Microsoft has had a difficult time convincing European regulators to accept its acquisition of Activision Blizzard. In its latest attempt to try and sway the outcome to its favor, Microsoft is reminding everyone that Sony is the leader of the market.
The EU’s European Commission has announced in athat it has opened up an in-depth investigation into Microsoft’s proposed acquisition of Activision Blizzard. This investigation was activated after the proposed deadline EU regulators set back in September when the deal was first being looked into.
According to the press release, the new inquiry now has 90 working days — until March 23, 2023 — to make a decision.
The Commission claims that it is concerned Microsoft’s acquisition could upset the balance in the market, causing a reduction in competition.

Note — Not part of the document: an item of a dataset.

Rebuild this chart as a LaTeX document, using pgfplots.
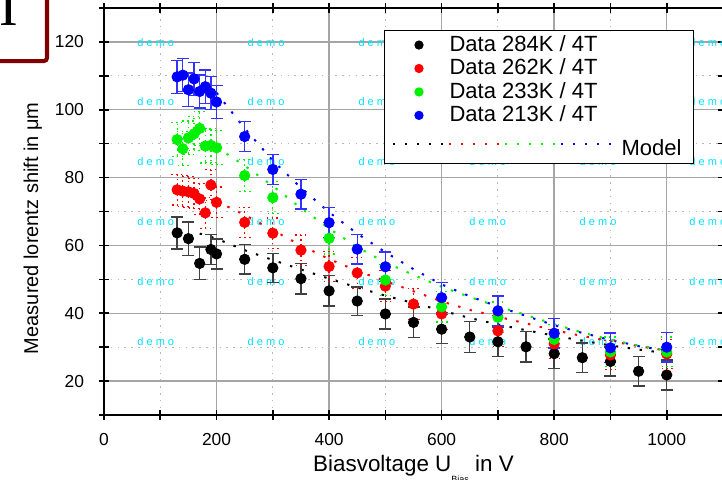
\documentclass[border=0pt]{standalone}
\usepackage{fontspec}
\setmainfont{Liberation Sans}
\usepackage{pgfplots}
\usepackage{pgfplotstable}
\pgfplotsset{compat=1.18}
\definecolor{gridgray}{RGB}{165,165,165}
\definecolor{logored}{RGB}{128,0,0}
\definecolor{democyan}{RGB}{0,225,255}
\definecolor{pgreen}{RGB}{0,240,0}

\pgfplotstableread{
x y e
130 63.7 4.7
150 62.0 4.9
170 54.7 4.8
190 58.8 4.5
200 57.5 4.4
250 55.9 4.3
300 53.4 4.3
350 50.2 4.5
400 46.6 4.5
450 43.6 4.2
500 39.8 4.4
550 37.3 4.5
600 35.3 4.3
650 33.0 4.5
700 31.6 4.3
750 30.1 4.5
800 28.1 4.3
850 26.9 4.3
900 25.8 4.3
950 22.9 4.3
1000 21.8 4.4
}\blackdata

\pgfplotstableread{
x y e
130 76.4 4.5
140 76.0 4.5
150 75.8 4.5
160 75.3 4.5
170 73.7 4.5
180 69.6 4.5
190 77.8 4.5
200 72.7 4.5
250 66.8 4.5
300 63.6 4.5
350 58.6 4.5
400 53.8 4.5
450 51.9 4.5
500 48.0 4.5
550 42.7 4.5
600 39.8 4.5
700 34.8 4.5
800 31.0 4.3
900 27.7 4.3
1000 28.0 4.3
}\reddata

\pgfplotstableread{
x y e
130 91.2 5.0
140 88.5 5.0
150 91.7 5.0
160 92.9 5.0
170 94.5 5.0
180 89.3 5.0
190 89.5 5.0
200 88.8 5.0
250 80.6 4.8
300 74.1 4.8
400 62.1 4.6
500 49.8 4.5
600 41.9 4.5
700 38.8 4.5
800 32.3 4.4
900 28.6 4.4
1000 28.6 4.4
}\greendata

\pgfplotstableread{
x y e
130 109.7 4.9
140 110.2 4.9
150 105.9 4.9
160 109.1 4.9
170 105.4 4.9
180 106.8 4.9
190 104.9 4.9
200 102.3 4.9
250 92.1 4.4
300 82.4 4.4
350 75.1 4.4
400 66.7 4.4
450 58.9 4.4
500 53.7 4.4
600 44.6 4.4
700 40.7 4.4
800 34.1 4.4
900 29.8 4.4
1000 30.0 4.4
}\bluedata

\pgfplotstableread{
x y
170 63.5
200 62.0
250 58.6
300 55.7
350 52.9
400 50.2
450 47.6
500 45.2
550 43.0
600 40.8
650 38.6
700 36.7
750 35.0
800 33.4
850 31.9
900 30.5
950 29.3
1000 28.2
}\blackmodel

\pgfplotstableread{
x y
200 73.0
250 69.0
300 64.5
350 60.0
400 56.0
450 52.5
500 49.5
550 46.5
600 43.5
650 41.0
700 39.0
750 37.0
800 35.0
850 33.3
900 31.8
950 30.3
1000 29.0
}\redmodel

\pgfplotstableread{
x y
200 89.0
250 83.5
300 77.5
350 71.0
400 65.0
450 59.5
500 55.0
550 51.3
600 47.8
650 44.8
700 42.0
750 39.5
800 36.8
850 34.3
900 32.2
950 30.5
1000 29.0
}\greenmodel

\pgfplotstableread{
x y
200 105.0
250 94.5
300 85.0
350 77.0
400 69.8
450 63.5
500 58.0
550 53.0
600 48.5
650 45.0
700 42.0
750 39.2
800 36.5
850 34.2
900 32.2
950 30.3
1000 29.0
}\bluemodel

\begin{document}
\begin{tikzpicture}
\begin{axis}[
  name=ax,
  scale only axis,
  width=309.5pt, height=203.5pt,
  xmin=0, xmax=1100, ymin=10, ymax=130,
  xtick={0,200,...,1000}, ytick={20,40,...,120},
  minor xtick={100,300,...,1100}, minor ytick={10,30,...,130},
  grid=both,
  major grid style={gridgray, line width=0.7pt},
  minor grid style={gridgray!80, line width=0.5pt, dash pattern=on 0.8pt off 2.6pt},
  axis line style={line width=1pt},
  tick style={black, line width=0.8pt},
  major tick length=5pt, minor tick length=5pt,
  tick align=center,
  /pgf/number format/assume math mode=true,
  /pgf/number format/1000 sep={},
  ticklabel style={font=\fontsize{8.7}{10}\selectfont},
  yticklabel style={xshift=-4pt},
  xticklabel style={yshift=-3pt},
  xlabel={Biasvoltage U\raisebox{-0.9ex}{\fontsize{4.5}{5}\selectfont Bias} in V},
  ylabel={Measured lorentz shift in μm},
  xlabel style={font=\fontsize{11.2}{13}\selectfont, at={(axis description cs:0.5,-0.140)}, anchor=base},
  ylabel style={font=\fontsize{10}{12}\selectfont, at={(axis description cs:-0.1066,0.459)}, anchor=base},
  legend style={at={(axis description cs:0.452,0.946)}, anchor=north west,
    draw=black, line width=0.6pt, fill=white,
    font=\fontsize{11}{13}\selectfont, inner xsep=4pt, inner ysep=0.5pt, row sep=-1.75pt},
  legend cell align=left,
]
% watermark text
\foreach \yy in {119.7,102.3,84.6,66.9,49.2,31.8}{
  \foreach \xx in {92,288,485,682,878,1073}{
    \edef\tmp{\noexpand\node[democyan, font=\noexpand\fontsize{5.5}{6}\noexpand\selectfont] at (axis cs:\xx,\yy) {d e m o};}
    \tmp
  }
}
% models
\addplot[forget plot, black, line width=1pt, dash pattern=on 1.2pt off 4.8pt] table[x=x,y=y] {\blackmodel};
\addplot[forget plot, red, line width=1pt, dash pattern=on 1.2pt off 4.8pt] table[x=x,y=y] {\redmodel};
\addplot[forget plot, pgreen, line width=1pt, dash pattern=on 1.2pt off 4.8pt] table[x=x,y=y] {\greenmodel};
\addplot[forget plot, blue, line width=1pt, dash pattern=on 1.2pt off 4.8pt] table[x=x,y=y] {\bluemodel};
% data
\addplot[forget plot, only marks, mark=*, mark size=2.6pt, black,
  error bars/.cd, y dir=both, y explicit,
  error bar style={line width=0.7pt, black!75},
  error mark options={rotate=90, mark size=3pt, line width=0.7pt, black!75}]
  table[x=x, y=y, y error=e] {\blackdata};
\addplot[forget plot, only marks, mark=*, mark size=2.6pt, red,
  error bars/.cd, y dir=both, y explicit,
  error bar style={line width=0.6pt, red, dash pattern=on 0.8pt off 1.6pt},
  error mark options={rotate=90, mark size=3pt, line width=0.6pt, red, dash pattern=on 0.8pt off 1.6pt}]
  table[x=x, y=y, y error=e] {\reddata};
\addplot[forget plot, only marks, mark=*, mark size=2.6pt, pgreen,
  error bars/.cd, y dir=both, y explicit,
  error bar style={line width=0.6pt, pgreen, dash pattern=on 0.8pt off 1.6pt},
  error mark options={rotate=90, mark size=3pt, line width=0.6pt, pgreen, dash pattern=on 0.8pt off 1.6pt}]
  table[x=x, y=y, y error=e] {\greendata};
\addplot[forget plot, only marks, mark=*, mark size=2.6pt, blue,
  error bars/.cd, y dir=both, y explicit,
  error bar style={line width=0.7pt, blue!80},
  error mark options={rotate=90, mark size=3pt, line width=0.7pt, blue!80}]
  table[x=x, y=y, y error=e] {\bluedata};
% legend
\pgfplotsset{dotimg/.style={only marks, mark=*, mark size=2pt,
  legend image code/.code={\draw[##1] plot coordinates {(13pt,0pt)}; \path (0pt,0pt) (26pt,0pt);}}}
\addlegendimage{dotimg, black}
\addlegendentry{Data 284K / 4T}
\addlegendimage{dotimg, red}
\addlegendentry{Data 262K / 4T}
\addlegendimage{dotimg, pgreen}
\addlegendentry{Data 233K / 4T}
\addlegendimage{dotimg, blue}
\addlegendentry{Data 213K / 4T}
\addlegendimage{legend image code/.code={
  \draw[overlay, black, line width=1pt, dash pattern=on 1.2pt off 4.8pt] (0pt,0pt) -- (28pt,0pt);
  \draw[overlay, red, line width=1pt, dash pattern=on 1.2pt off 4.8pt] (28pt,0pt) -- (56pt,0pt);
  \draw[overlay, pgreen, line width=1pt, dash pattern=on 1.2pt off 4.8pt] (56pt,0pt) -- (84pt,0pt);
  \draw[overlay, blue, line width=1pt, dash pattern=on 1.2pt off 4.8pt] (84pt,0pt) -- (112.5pt,0pt);
}}
\addlegendentry{\rule{0pt}{13pt}\hspace*{86pt}Model\rule[-3pt]{0pt}{0pt}}
\end{axis}
\begin{scope}[shift={(ax.south west)}]
  \draw[logored, line width=2pt, rounded corners=1.5pt] (-60pt,177pt) -- (-28.5pt,177pt) -- (-28.5pt,215pt);
  \node[anchor=base, inner sep=0pt, font=\fontspec{Liberation Serif}\fontsize{28}{28}\selectfont] at (-47.5pt,195pt) {I};
\end{scope}
\pgfresetboundingbox
\path[shift={(ax.south west)}] (-52pt,-32pt) rectangle (309pt,207.5pt);
\end{tikzpicture}
\end{document}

The Commission’s preliminary investigation shows that the transaction may significantly reduce competition on the markets for the distribution of console and PC video games, including multi-game subscription services and/or cloud game streaming services, and for PC operating systems.
The organization specifically highlighted the potential of Microsoft possibly turning some of Activision Blizzard’s most successful games into exclusives.
In particular, the Commission is concerned that, by acquiring Activision Blizzard, Microsoft may foreclose access to Activision Blizzard’s console and PC video games, especially to high-profile and highly successful games (so-called ‘AAA’ games) such as ‘Call of Duty’.
Since the first time it hit a snag with European regulators, Microsoft has attempted to utilize an underdog strategy to delegitimize Sony’s arguments against the deal. In response to today’s investigation announcement, Microsoft attempted to drive that talking point home by admitting that Sony is the market leader.
The Redmond-based organization told Tom Warren of The Verge:
Sony, as the industry leader, says it is worried about Call of Duty, but we’ve said we are committed to making the same game available on the same day on both Xbox and PlayStation,” Microsoft said. “We want people to have more access to games, not less.
Microsoft’s acquisition of Activision Blizzard still hangs in the balance. In addition to the EU, the UK’s Competition and Markets Authority (CMA) and other regulatory bodies around the world are performing their own investigations.